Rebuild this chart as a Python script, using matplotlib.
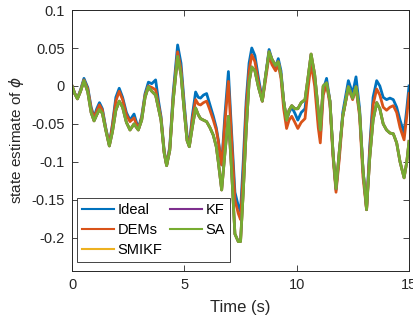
import matplotlib
matplotlib.use('Agg')
import matplotlib.pyplot as plt

plt.rcParams['font.family'] = ['Liberation Sans', 'DejaVu Sans']
plt.rcParams['mathtext.fontset'] = 'dejavusans'

# time (s) and state estimates
t = [0.0, 0.12, 0.24, 0.38, 0.53, 0.7, 0.85, 0.98, 1.1, 1.22, 1.35, 1.5, 1.66, 1.8, 1.95,
     2.1, 2.25, 2.42, 2.58, 2.76, 2.95, 3.1, 3.25, 3.4, 3.55, 3.72, 3.85, 3.96, 4.1, 4.21,
     4.35, 4.5, 4.7, 4.85, 5.0, 5.12, 5.22, 5.35, 5.5, 5.62, 5.72, 5.85, 5.99, 6.14, 6.29,
     6.42, 6.51, 6.66, 6.8, 6.96, 7.1, 7.25, 7.4, 7.5, 7.62, 7.75, 7.88, 8.0, 8.14, 8.3,
     8.47, 8.6, 8.77, 8.9, 9.06, 9.18, 9.3, 9.42, 9.55, 9.66, 9.78, 9.92, 10.05, 10.2, 10.37,
     10.5, 10.64, 10.8, 10.96, 11.05, 11.18, 11.33, 11.48, 11.62, 11.75, 11.9, 12.05, 12.3, 12.49, 12.64,
     12.8, 12.95, 13.11, 13.25, 13.4, 13.56, 13.7, 13.85, 14.0, 14.15, 14.3, 14.45, 14.6, 14.78, 14.9,
     15.0]

ideal = [0, -0.01, -0.016, -0.005, 0.010, -0.002, -0.028, -0.041, -0.030, -0.022, -0.030, -0.055, -0.077, -0.050, -0.015,
         -0.003, -0.015, -0.035, -0.045, -0.037, -0.056, -0.040, -0.010, 0.005, 0.003, 0.008, -0.020, -0.040, -0.085, -0.104,
         -0.080, -0.010, 0.054, 0.030, -0.025, -0.065, -0.078, -0.040, -0.008, -0.015, -0.016, -0.012, -0.010, -0.025, -0.040,
         -0.055, -0.071, -0.104, -0.040, 0.019, -0.060, -0.140, -0.158, -0.165, -0.100, -0.020, 0.030, 0.050, 0.040, 0.010,
         -0.018, 0.010, 0.048, 0.035, 0.025, 0.036, 0.020, -0.020, -0.045, -0.035, -0.028, -0.036, -0.045, -0.035, -0.030,
         0.005, 0.036, 0.010, -0.045, -0.068, -0.005, 0.010, -0.020, -0.090, -0.137, -0.090, -0.035, 0.007, -0.010, 0.012,
         -0.030, -0.110, -0.160, -0.080, -0.015, 0.007, 0.000, -0.015, -0.018, -0.016, -0.018, -0.028, -0.045, -0.062, -0.030,
         0.000]

dems = [0, -0.01, -0.016, -0.006, 0.008, -0.004, -0.030, -0.042, -0.033, -0.025, -0.032, -0.056, -0.077, -0.052, -0.020,
        -0.007, -0.018, -0.038, -0.047, -0.042, -0.057, -0.042, -0.012, 0.000, -0.002, -0.005, -0.025, -0.042, -0.086, -0.104,
        -0.082, -0.015, 0.045, 0.022, -0.030, -0.068, -0.079, -0.045, -0.018, -0.024, -0.025, -0.022, -0.020, -0.032, -0.045,
        -0.058, -0.073, -0.104, -0.050, 0.006, -0.070, -0.150, -0.168, -0.176, -0.115, -0.030, 0.020, 0.041, 0.032, 0.005,
        -0.020, 0.005, 0.040, 0.028, 0.020, 0.028, 0.010, -0.030, -0.056, -0.045, -0.040, -0.048, -0.056, -0.048, -0.043,
        -0.005, 0.030, 0.000, -0.055, -0.075, -0.012, 0.002, -0.025, -0.095, -0.140, -0.095, -0.040, -0.003, -0.018, -0.003,
        -0.040, -0.120, -0.163, -0.085, -0.025, -0.004, -0.012, -0.028, -0.032, -0.028, -0.026, -0.035, -0.055, -0.071, -0.040,
        -0.010]

sa = [0, -0.01, -0.017, -0.007, 0.007, -0.008, -0.035, -0.046, -0.038, -0.031, -0.036, -0.058, -0.079, -0.060, -0.032,
      -0.020, -0.028, -0.048, -0.058, -0.050, -0.058, -0.045, -0.015, -0.001, -0.007, -0.012, -0.030, -0.045, -0.088, -0.105,
      -0.085, -0.020, 0.039, 0.015, -0.035, -0.072, -0.080, -0.055, -0.029, -0.038, -0.043, -0.045, -0.047, -0.055, -0.065,
      -0.080, -0.100, -0.137, -0.090, -0.040, -0.110, -0.195, -0.205, -0.205, -0.140, -0.060, 0.005, 0.025, 0.020, -0.002,
      -0.020, 0.010, 0.045, 0.035, 0.027, 0.032, 0.015, -0.020, -0.045, -0.032, -0.026, -0.030, -0.030, -0.022, -0.018,
      0.010, 0.042, 0.015, -0.032, -0.058, 0.000, 0.004, -0.020, -0.090, -0.135, -0.085, -0.040, -0.001, -0.016, -0.001,
      -0.035, -0.110, -0.163, -0.095, -0.045, -0.022, -0.030, -0.050, -0.058, -0.062, -0.063, -0.075, -0.100, -0.121, -0.100,
      -0.073]

# SMIKF and KF lie under the SA curve
smikf = list(sa)
kf = list(sa)

series = [('Ideal', ideal, '#0072BD'), ('DEMs', dems, '#D95319'),
          ('SMIKF', smikf, '#EDB120'), ('KF', kf, '#7E2F8E'), ('SA', sa, '#77AC30')]

yticks = [-0.2, -0.15, -0.1, -0.05, 0, 0.05, 0.1]
ytick_labels = ['-0.2', '-0.15', '-0.1', '-0.05', '0', '0.05', '0.1']
xticks = [0, 5, 10, 15]

fig = plt.figure(figsize=(4.14, 3.24), dpi=100)
ax = fig.add_axes([0.174, 0.163, 0.814, 0.806])
for name, vals, col in series:
    ax.plot(t, vals, color=col, lw=2, label=name)

ax.set_xlim(0, 15)
ax.set_ylim(-0.244, 0.1)
ax.set_xticks(xticks)
ax.set_xticklabels([str(v) for v in xticks])
ax.set_yticks(yticks)
ax.set_yticklabels(ytick_labels)
ax.tick_params(direction='in', top=True, right=True, length=4, width=0.6,
               colors='#262626', labelsize=10.5, pad=5)
for sp in ax.spines.values():
    sp.set_color('#262626')
    sp.set_linewidth(0.7)

ax.set_xlabel('Time (s)', fontsize=12, color='#262626', labelpad=6)
ax.set_ylabel('state estimate of $\\it{\\phi}$', fontsize=11, color='#262626', labelpad=4)

leg = ax.legend(loc='lower left', ncol=2, fontsize=10.5, frameon=True, fancybox=False,
                framealpha=1, edgecolor='#262626', handlelength=2.2,
                handletextpad=0.25, columnspacing=0.5, labelspacing=0.4,
                borderpad=0.35, borderaxespad=0, bbox_to_anchor=(0.014, 0.036))
leg.get_frame().set_linewidth(0.6)
for h in leg.get_lines():
    h.set_linewidth(1.5)

fig.savefig('out.png', dpi=100)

(Description of the task):
Each line of the data should be quoted exactly, with pictures left out.

(Answer in full):
Rebuild this chart as a Python script, using matplotlib.
import matplotlib
matplotlib.use('Agg')
import matplotlib.pyplot as plt

plt.rcParams['font.family'] = ['Liberation Sans', 'DejaVu Sans']
plt.rcParams['mathtext.fontset'] = 'dejavusans'

# time (s) and state estimates
t = [0.0, 0.12, 0.24, 0.38, 0.53, 0.7, 0.85, 0.98, 1.1, 1.22, 1.35, 1.5, 1.66, 1.8, 1.95,
     2.1, 2.25, 2.42, 2.58, 2.76, 2.95, 3.1, 3.25, 3.4, 3.55, 3.72, 3.85, 3.96, 4.1, 4.21,
     4.35, 4.5, 4.7, 4.85, 5.0, 5.12, 5.22, 5.35, 5.5, 5.62, 5.72, 5.85, 5.99, 6.14, 6.29,
     6.42, 6.51, 6.66, 6.8, 6.96, 7.1, 7.25, 7.4, 7.5, 7.62, 7.75, 7.88, 8.0, 8.14, 8.3,
     8.47, 8.6, 8.77, 8.9, 9.06, 9.18, 9.3, 9.42, 9.55, 9.66, 9.78, 9.92, 10.05, 10.2, 10.37,
     10.5, 10.64, 10.8, 10.96, 11.05, 11.18, 11.33, 11.48, 11.62, 11.75, 11.9, 12.05, 12.3, 12.49, 12.64,
     12.8, 12.95, 13.11, 13.25, 13.4, 13.56, 13.7, 13.85, 14.0, 14.15, 14.3, 14.45, 14.6, 14.78, 14.9,
     15.0]

ideal = [0, -0.01, -0.016, -0.005, 0.010, -0.002, -0.028, -0.041, -0.030, -0.022, -0.030, -0.055, -0.077, -0.050, -0.015,
         -0.003, -0.015, -0.035, -0.045, -0.037, -0.056, -0.040, -0.010, 0.005, 0.003, 0.008, -0.020, -0.040, -0.085, -0.104,
         -0.080, -0.010, 0.054, 0.030, -0.025, -0.065, -0.078, -0.040, -0.008, -0.015, -0.016, -0.012, -0.010, -0.025, -0.040,
         -0.055, -0.071, -0.104, -0.040, 0.019, -0.060, -0.140, -0.158, -0.165, -0.100, -0.020, 0.030, 0.050, 0.040, 0.010,
         -0.018, 0.010, 0.048, 0.035, 0.025, 0.036, 0.020, -0.020, -0.045, -0.035, -0.028, -0.036, -0.045, -0.035, -0.030,
         0.005, 0.036, 0.010, -0.045, -0.068, -0.005, 0.010, -0.020, -0.090, -0.137, -0.090, -0.035, 0.007, -0.010, 0.012,
         -0.030, -0.110, -0.160, -0.080, -0.015, 0.007, 0.000, -0.015, -0.018, -0.016, -0.018, -0.028, -0.045, -0.062, -0.030,
         0.000]

dems = [0, -0.01, -0.016, -0.006, 0.008, -0.004, -0.030, -0.042, -0.033, -0.025, -0.032, -0.056, -0.077, -0.052, -0.020,
        -0.007, -0.018, -0.038, -0.047, -0.042, -0.057, -0.042, -0.012, 0.000, -0.002, -0.005, -0.025, -0.042, -0.086, -0.104,
        -0.082, -0.015, 0.045, 0.022, -0.030, -0.068, -0.079, -0.045, -0.018, -0.024, -0.025, -0.022, -0.020, -0.032, -0.045,
        -0.058, -0.073, -0.104, -0.050, 0.006, -0.070, -0.150, -0.168, -0.176, -0.115, -0.030, 0.020, 0.041, 0.032, 0.005,
        -0.020, 0.005, 0.040, 0.028, 0.020, 0.028, 0.010, -0.030, -0.056, -0.045, -0.040, -0.048, -0.056, -0.048, -0.043,
        -0.005, 0.030, 0.000, -0.055, -0.075, -0.012, 0.002, -0.025, -0.095, -0.140, -0.095, -0.040, -0.003, -0.018, -0.003,
        -0.040, -0.120, -0.163, -0.085, -0.025, -0.004, -0.012, -0.028, -0.032, -0.028, -0.026, -0.035, -0.055, -0.071, -0.040,
        -0.010]

sa = [0, -0.01, -0.017, -0.007, 0.007, -0.008, -0.035, -0.046, -0.038, -0.031, -0.036, -0.058, -0.079, -0.060, -0.032,
      -0.020, -0.028, -0.048, -0.058, -0.050, -0.058, -0.045, -0.015, -0.001, -0.007, -0.012, -0.030, -0.045, -0.088, -0.105,
      -0.085, -0.020, 0.039, 0.015, -0.035, -0.072, -0.080, -0.055, -0.029, -0.038, -0.043, -0.045, -0.047, -0.055, -0.065,
      -0.080, -0.100, -0.137, -0.090, -0.040, -0.110, -0.195, -0.205, -0.205, -0.140, -0.060, 0.005, 0.025, 0.020, -0.002,
      -0.020, 0.010, 0.045, 0.035, 0.027, 0.032, 0.015, -0.020, -0.045, -0.032, -0.026, -0.030, -0.030, -0.022, -0.018,
      0.010, 0.042, 0.015, -0.032, -0.058, 0.000, 0.004, -0.020, -0.090, -0.135, -0.085, -0.040, -0.001, -0.016, -0.001,
      -0.035, -0.110, -0.163, -0.095, -0.045, -0.022, -0.030, -0.050, -0.058, -0.062, -0.063, -0.075, -0.100, -0.121, -0.100,
      -0.073]

# SMIKF and KF lie under the SA curve
smikf = list(sa)
kf = list(sa)

series = [('Ideal', ideal, '#0072BD'), ('DEMs', dems, '#D95319'),
          ('SMIKF', smikf, '#EDB120'), ('KF', kf, '#7E2F8E'), ('SA', sa, '#77AC30')]

yticks = [-0.2, -0.15, -0.1, -0.05, 0, 0.05, 0.1]
ytick_labels = ['-0.2', '-0.15', '-0.1', '-0.05', '0', '0.05', '0.1']
xticks = [0, 5, 10, 15]

fig = plt.figure(figsize=(4.14, 3.24), dpi=100)
ax = fig.add_axes([0.174, 0.163, 0.814, 0.806])
for name, vals, col in series:
    ax.plot(t, vals, color=col, lw=2, label=name)

ax.set_xlim(0, 15)
ax.set_ylim(-0.244, 0.1)
ax.set_xticks(xticks)
ax.set_xticklabels([str(v) for v in xticks])
ax.set_yticks(yticks)
ax.set_yticklabels(ytick_labels)
ax.tick_params(direction='in', top=True, right=True, length=4, width=0.6,
               colors='#262626', labelsize=10.5, pad=5)
for sp in ax.spines.values():
    sp.set_color('#262626')
    sp.set_linewidth(0.7)

ax.set_xlabel('Time (s)', fontsize=12, color='#262626', labelpad=6)
ax.set_ylabel('state estimate of $\\it{\\phi}$', fontsize=11, color='#262626', labelpad=4)

leg = ax.legend(loc='lower left', ncol=2, fontsize=10.5, frameon=True, fancybox=False,
                framealpha=1, edgecolor='#262626', handlelength=2.2,
                handletextpad=0.25, columnspacing=0.5, labelspacing=0.4,
                borderpad=0.35, borderaxespad=0, bbox_to_anchor=(0.014, 0.036))
leg.get_frame().set_linewidth(0.6)
for h in leg.get_lines():
    h.set_linewidth(1.5)

fig.savefig('out.png', dpi=100)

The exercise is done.